College is a time for students to have a number of new experiences that will impact their personal development.  In this crucial time of growth, students can be influenced by factors such as being away from home for the first time, new friends and the pressure felt to fit in, and other social and emotional issues.  Alcohol use may be one of the experiences a college student will explore and (it) is tied to many of the influences listed above.  We want parents to be aware of the changes their students may face at college and be equipped to talk with their student about these issues.

Please talk to your student about alcohol use and risky behaviors that may affect his or her academic performance and social life as well as the legal issues that may compromise their future goals or success at St. Olaf College.  We encourage you to speak with your student about alcohol prior to their arrival on campus and periodically throughout their college career.  When speaking with your student consider the following:

  • Be honest and straightforward with your student.  Talk about expectations—both yours and theirs.
  • Remind your student of legal issues—alcohol consumption is not tolerated at any level by those under the age of 21 in the state of Minnesota.
  • Discuss the alcohol policy at school.  At St.
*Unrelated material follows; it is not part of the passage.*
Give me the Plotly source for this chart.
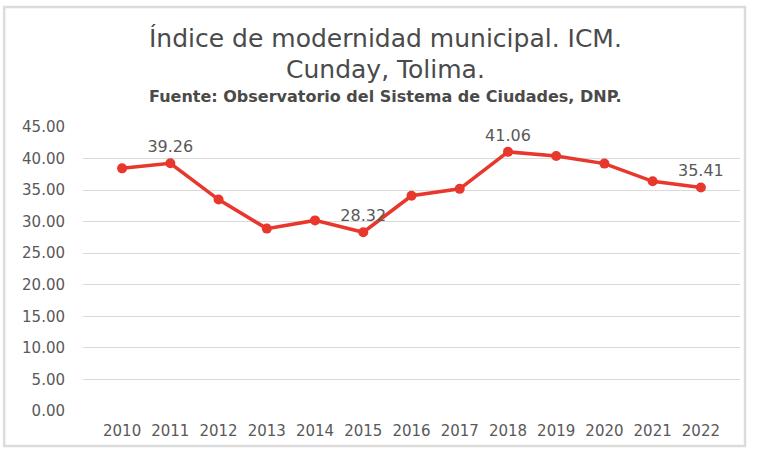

Olaf College the possession, distribution, or consumption of alcohoicl beverages is prohibited on the campus. Encourage your student to make choices consistent with the policy to avoid legal issues or college sanctions.
  • Normalize the fact that not everyone in college drinks.  In fact, 22% of St. Olaf students do not drink during their time at school.

Reinforce protective behaviors if your student does choose to drink:

  • Alternate non-alcoholic with alcoholic beverages
  • Avoid drinking games
  • Set a limit to number of drinks he/she will have
  • Eat before/during drinking
  • Keep track of the number of drinks consumed
  • Pace drinks to one or fewer per hour
  • Stay with the same group of friends while drinking
  • Use a designated driver
  • Have a friend let them know when they’ve had enough
  • Do not accept open drinks from someone else and do not drink from a cup that has been sitting unattended.  The risk of someone else adding something to a drink is real.
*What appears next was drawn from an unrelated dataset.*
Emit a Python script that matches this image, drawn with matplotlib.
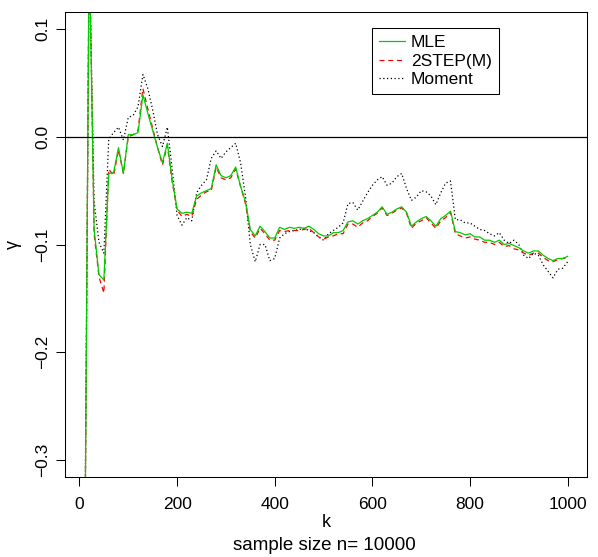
import numpy as np
import matplotlib
matplotlib.use('Agg')
import matplotlib.pyplot as plt

k = np.arange(10, 1001, 10)

mle = [-0.46, 0.18, -0.086, -0.128, -0.133, -0.034, -0.033, -0.010, -0.034, 0.002,
       0.002, 0.004, 0.039, 0.022, 0.006, -0.010, -0.024, -0.006, -0.040, -0.067,
       -0.071, -0.070, -0.071, -0.055, -0.052, -0.050, -0.048, -0.026, -0.036, -0.038,
       -0.036, -0.028, -0.046, -0.060, -0.086, -0.092, -0.083, -0.088, -0.094, -0.094,
       -0.084, -0.086, -0.084, -0.085, -0.084, -0.085, -0.083, -0.086, -0.090, -0.092,
       -0.092, -0.089, -0.089, -0.087, -0.079, -0.078, -0.081, -0.078, -0.076, -0.073,
       -0.070, -0.065, -0.072, -0.070, -0.067, -0.065, -0.070, -0.083, -0.079, -0.076,
       -0.074, -0.078, -0.083, -0.076, -0.073, -0.069, -0.088, -0.089, -0.091, -0.090,
       -0.093, -0.093, -0.096, -0.096, -0.098, -0.096, -0.100, -0.099, -0.101, -0.103,
       -0.106, -0.108, -0.106, -0.106, -0.110, -0.113, -0.115, -0.113, -0.113, -0.111]

twostep = [-0.47, 0.19, -0.090, -0.130, -0.145, -0.030, -0.036, -0.012, -0.034, 0.000,
           0.002, 0.006, 0.045, 0.026, 0.008, -0.010, -0.026, -0.008, -0.042, -0.068,
           -0.074, -0.072, -0.074, -0.058, -0.054, -0.051, -0.050, -0.028, -0.038, -0.040,
           -0.038, -0.030, -0.046, -0.062, -0.088, -0.094, -0.085, -0.090, -0.096, -0.096,
           -0.087, -0.088, -0.087, -0.087, -0.087, -0.086, -0.085, -0.089, -0.093, -0.095,
           -0.093, -0.092, -0.090, -0.090, -0.081, -0.081, -0.084, -0.080, -0.078, -0.074,
           -0.071, -0.066, -0.073, -0.071, -0.068, -0.066, -0.071, -0.085, -0.080, -0.078,
           -0.075, -0.080, -0.085, -0.078, -0.075, -0.070, -0.090, -0.092, -0.094, -0.093,
           -0.095, -0.096, -0.098, -0.098, -0.100, -0.098, -0.102, -0.101, -0.104, -0.105,
           -0.108, -0.110, -0.108, -0.108, -0.112, -0.115, -0.116, -0.114, -0.113, -0.112]

moment = [-0.45, 0.17, -0.060, -0.098, -0.108, -0.002, 0.004, 0.009, -0.003, 0.018,
          0.020, 0.028, 0.058, 0.045, 0.025, 0.002, -0.009, 0.009, -0.030, -0.073,
          -0.082, -0.075, -0.078, -0.052, -0.045, -0.040, -0.020, -0.013, -0.020, -0.014,
          -0.010, -0.006, -0.024, -0.055, -0.100, -0.116, -0.100, -0.100, -0.115, -0.113,
          -0.094, -0.090, -0.088, -0.087, -0.086, -0.085, -0.087, -0.089, -0.093, -0.096,
          -0.090, -0.087, -0.084, -0.080, -0.062, -0.061, -0.068, -0.060, -0.052, -0.045,
          -0.040, -0.037, -0.045, -0.043, -0.037, -0.034, -0.048, -0.059, -0.056, -0.050,
          -0.051, -0.055, -0.063, -0.052, -0.043, -0.041, -0.077, -0.077, -0.080, -0.080,
          -0.083, -0.086, -0.087, -0.090, -0.092, -0.089, -0.096, -0.099, -0.096, -0.100,
          -0.110, -0.113, -0.108, -0.110, -0.119, -0.125, -0.131, -0.123, -0.122, -0.116]

xticks = [0, 200, 400, 600, 800, 1000]
yticks = [-0.3, -0.2, -0.1, 0.0, 0.1]

plt.rcParams['font.family'] = ['Liberation Sans', 'DejaVu Sans']

fig = plt.figure(figsize=(5.98, 5.57), dpi=100)
ax = fig.add_axes([65 / 598, 80 / 557, 522 / 598, 465 / 557])

ax.plot(k, moment, color='black', ls=(0, (1, 2)), lw=0.9, label='Moment')
ax.plot(k, twostep, color='red', ls=(0, (4, 3)), lw=0.9, label='2STEP(M)')
ax.plot(k, mle, color='#00cc00', ls='-', lw=0.9, label='MLE')
ax.axhline(0, color='black', lw=0.9)

ax.set_xlim(-29.6, 1039.6)
ax.set_ylim(-0.316, 0.116)
ax.set_xticks(xticks)
ax.set_xticklabels([str(t) for t in xticks])
ax.set_yticks(yticks)
ax.set_yticklabels(['\u22120.3', '\u22120.2', '\u22120.1', '0.0', '0.1'], rotation=90, va='center')
ax.tick_params(direction='out', length=6.5, width=0.75, labelsize=12.5)
ax.tick_params(axis='x', pad=8)
ax.tick_params(axis='y', pad=4)
for s in ax.spines.values():
    s.set_linewidth(0.75)

ax.set_xlabel('k', fontsize=13, labelpad=1)
ax.set_ylabel('\u03b3', fontsize=13, labelpad=10)
fig.text(324 / 598, 1 - 546 / 557, 'sample size n= 10000', ha='center', va='center', fontsize=13.5)

h, l = ax.get_legend_handles_labels()
leg = ax.legend(h[::-1], l[::-1], loc='upper left', bbox_to_anchor=(0.588, 0.9656),
                borderaxespad=0, fontsize=12.5, handlelength=1.5, labelspacing=0.2,
                handletextpad=0.35, fancybox=False, edgecolor='black', framealpha=1,
                borderpad=0.4)
leg.get_frame().set_linewidth(0.75)

fig.savefig('out.png', dpi=100)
Teach your student the signs of alcohol poisoning and encourage them to look out for their peers:

  • The person is unconscious or semi-conscious and cannot be awakened when touched, spoken to, or shaken
  • The person has cold, clammy or pale or bluish skin
  • The person has slowed breathing (less than 8 breaths per minute or longer than 10 seconds between breaths)
  • The person is vomiting while sleeping/passed out or is not fully conscious during or after vomiting
  • The person drank a large quantity of alcohol and collapsed

A person does not need to exhibit all of these symptoms to have alcohol poisoning.  When in doubt, seek help.

While your student is on campus, there are numerous resources to help your student succeed:

  • The Wellness Center- students can talk to peer educators one-on-one about health and wellness issues or attend one of our programs on issues of alcohol and other drug use, sexual health, mental health, nutrition, or fitness.
  • The Counseling Center- offers individual counseling, workshops, testing, consultations and referrals.  Services are provided at no cost to full-time St. Olaf students.
  • Dean of Students Office- deans serve as consultants to students about personal and academic matters.
  • BASICS (Brief Alcohol Screening and Intervention for College Students)- helps students explore alcohol and drug use in a non-judgemental environment.   This session is scheduled on an individual basis via the Counseling Center.
  • Online Self Assessment for Students- E CheckUptoGo.  Students input their alcohol use history and receive a personalize report to help them make safer choices.